Improved energy efficiency

Larger GPU memory enables solving memory size–intensive compute problems with fewer server nodes. In addition to the reduction in compute hardware, the associated networking and storage infrastructure overhead also goes down. As a result, the data center becomes more energy-efficient.

As an example, the NVIDIA DGX SuperPOD system, based on HGX A100 80GB, captured the top spot on the recent Green500 list of most efficient supercomputers, achieving a new world record in power efficiency of 26.2 gigaflops per watt. The additional GPU memory enables A100 to execute the Green500 workload much more efficiently.

Run the same jobs with fewer nodes to substantially improve data center throughput

With a larger GPU memory enabling fewer server nodes, the number of internode communications is also dramatically reduced. More communication happens within nodes using the high-speed NVLINK on the HGX platform. On a per-GPU basis, NVLINK is close to a 10X higher bandwidth than even the fastest internode networking at 400 Gb.

Today, many large dataset workloads are limited by internode network bandwidth. As a result, the same compute problems can be solved with less hardware and faster performance, substantially improving overall data center throughput. Table 2 shows a few examples on how using A100 80GB can save the number of nodes required to run the same jobs. Figure 3 shows the resulting data center throughput improvement for the same use cases.

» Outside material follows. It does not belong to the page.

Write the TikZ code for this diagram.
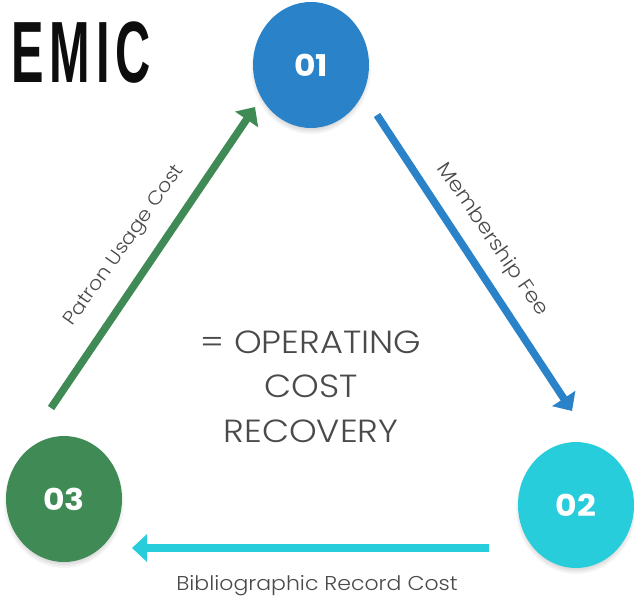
\documentclass[tikz,border=0pt]{standalone}
\usepackage{fontspec}
\setmainfont{Poppins}[UprightFont=* Light,BoldFont=* Bold,FakeStretch=1.1]
\newfontfamily\emicfont{Liberation Sans}[LetterSpace=12,BoldFont=* Bold]
\usetikzlibrary{arrows.meta,shapes.geometric}
\definecolor{cblue}{HTML}{2A83C9}
\definecolor{ccyan}{HTML}{28CDDB}
\definecolor{cgreen}{HTML}{3F8A55}
\definecolor{ctext}{HTML}{4A4A4A}
\tikzset{
  x=1pt,y=-1pt,
  stage/.style={ellipse,minimum width=116pt,minimum height=126pt,inner sep=0pt,text=white,font=\bfseries\fontsize{30}{30}\selectfont},
  flow/.style={line width=7.5pt,-{Triangle[length=15pt,width=27pt]}},
  lbl/.style={text=ctext,font=\fontsize{20}{22}\selectfont,inner sep=0pt},
  centretext/.style={text=ctext,font=\fontsize{32}{44.5}\selectfont,align=center,inner sep=0pt},
  shade/.style={fill=black,opacity=0.035,draw=none}
}
\begin{document}
\begin{tikzpicture}
\useasboundingbox (0,0) rectangle (634,599);
\fill[white] (0,0) rectangle (634,599);
\foreach \cx/\cy in {311/65,576/505,64/499}{
  \foreach \g in {0,1.5,3,4.5}{
    \fill[shade] (\cx,\cy+4) ellipse [x radius=60-\g,y radius=65-\g];
  }
}
\node[stage,fill=cblue] (n1) at (311,65) {01};
\node[stage,fill=ccyan] (n2) at (576,505) {02};
\node[stage,fill=cgreen] (n3) at (64,499) {03};
\coordinate (s1) at (377,115);
\coordinate (e1) at (572,411);
\coordinate (s2) at (489,548);
\coordinate (e2) at (132,548);
\coordinate (s3) at (51,408);
\coordinate (e3) at (255,107);
\draw[flow,draw=cblue,fill=cblue] (s1) -- (e1);
\draw[flow,draw=ccyan,fill=ccyan] (s2) -- (e2);
\draw[flow,draw=cgreen,fill=cgreen] (s3) -- (e3);
\node[lbl,rotate=-55.5] (l1) at (492,240) {Membership Fee};
\node[lbl] (l2) at (317,586) {Bibliographic Record Cost};
\node[lbl,rotate=54.5,font=\fontsize{19}{22}\selectfont] (l3) at (125,246) {Patron Usage Cost};
\node[centretext] (c) at (311,386.5) {= OPERATING\\COST\\RECOVERY};
\node[inner sep=0pt,text=black!95,anchor=center] (t) at (81,53) {\scalebox{0.56}[1]{\emicfont\bfseries\fontsize{87}{87}\selectfont EMIC}};
\end{tikzpicture}
\end{document}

Use case	Application	# A100 40GB required to run	# A100 80GB required to run	Execution time comparison
Deep learning recommender training	DLRM, Criteo click log 1-TB dataset	16 GPU	8 GPU	8 A100 80GB close to 1.5x faster than 16 A100 40GB
Data analytics	Retail benchmark, 10-TB dataset	96 GPU	48 GPU	Close to same execution time
HPC (Material Science)	Quantum Espresso (PRACE-large), 1.6TB dataset	40 GPU	20 GPU	Close to same execution time

Table 2. A100 80GB runs the same jobs with fewer nodes.

A100 80GB can boost throughput up to 3x compared to A100 40GB — *Figure 3. A100 80GB boosts throughput over A100 40GB. The same number of A100 80GB and A100 40GB GPUs are used in each case.*

Summary

The A100 80GB GPU doubles the memory capacity and increases memory bandwidth by over 30% when compared to the original A100 40GB GPU.

For memory size–intensive compute problems—such as natural language processing that needs large model capacity, deep learning recommender systems with large embedding tables, data analytics and HPC applications that use large datasets—the benefit of the A100 80GB GPU is especially apparent. You get faster performance, better result quality, a more energy-efficient data center, and substantially increased throughput.

The HGX A100 80GB platform is another powerful tool for developers, researchers, and scientists to take advantage of. We look forward to helping to advance the most important HPC and AI applications.